Closed sageserpent-open closed 1 month ago
Looked at the logs with mimimum match sizes of 5 and 6 in CodeMotionAnalysisExtensionTest.merging
as of: aedc282e5d802f3082dd2b605694bfc81378ce6f, as well as of the earlier commit: 98ad215623561b7a39e5db0faeb1f37abb68f1bb when gap were filled with single sections only.
This reveals the same kind of problem seen back in #19 - the merge algorithm works well when content is gathered up into big sections, regardless of whether those are matched sections or gap fillers. Introducing runs of one-token gap filler sections not only clobbers the merge in terms of performance, but forces it to align on single tokens that may or may not be good choices.

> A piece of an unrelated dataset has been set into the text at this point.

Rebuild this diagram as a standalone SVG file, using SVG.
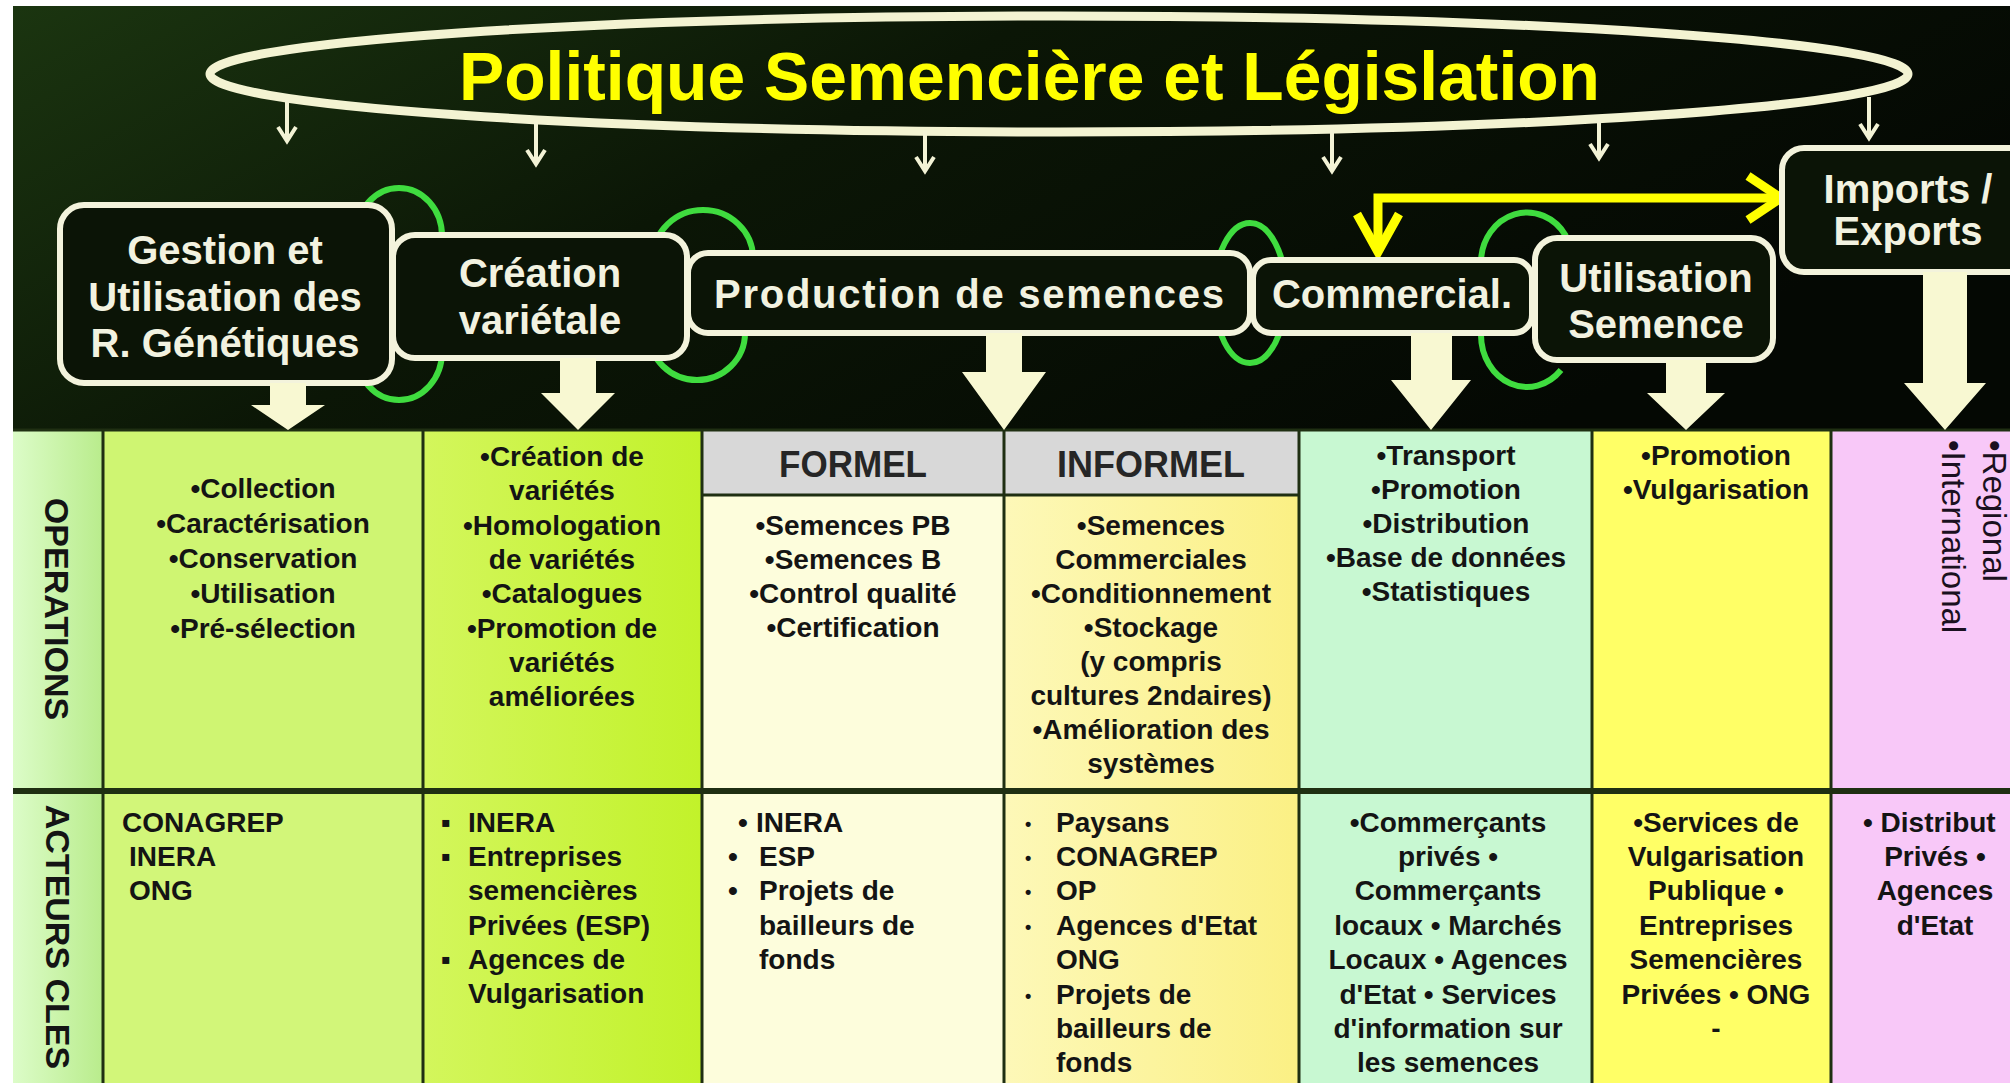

Suppose we identify all gap filler content on the base that is a substring of some gap filler content on the left or right, splitting the left and right gap fills into chunkier sections. This is essentially the prefix / suffix idea from before, only generalises to allow matches in the middle. The point is, having chunky gap fills might yield decent merges in general, as with the older implementation, but still grant us the fix from #42.
That approach worked and was delivered in 1fc422108b89e39cc6608eb1b16027e0c3bf6e4f.
This went out in release 1.2.0, Git commit SHA: 4d1935beef2b5923417904895884de8c2e749c6e.
This follows on from #42.
The work done there introduced the notion of filling content gaps between matched sections in
MappedContentSources
with lots of one-token sections; previously the gaps were filled with single sections, each section spanning the gap in one go.While that sorted out the problems addressed by #42, it yields some odd looking merges in
CodeMotionAnalysisExtensionTest.merging
when the minimum match size is low.Running the manual test discussed here: https://github.com/sageserpent-open/kineticMerge/issues/30#issuecomment-2106144845 also yields mixed results - in some ways the merge is improved, in others it looks suspect.
The job here is to get nicer merge results without breaking the tests introduced in #42.
One approach might be to look for common prefixes and / or suffices in gaps, then to split the gaps into an optional prefix, body and an optional suffix - that should be enough to keep the tests from #42 happy, but might avoid the messy merges.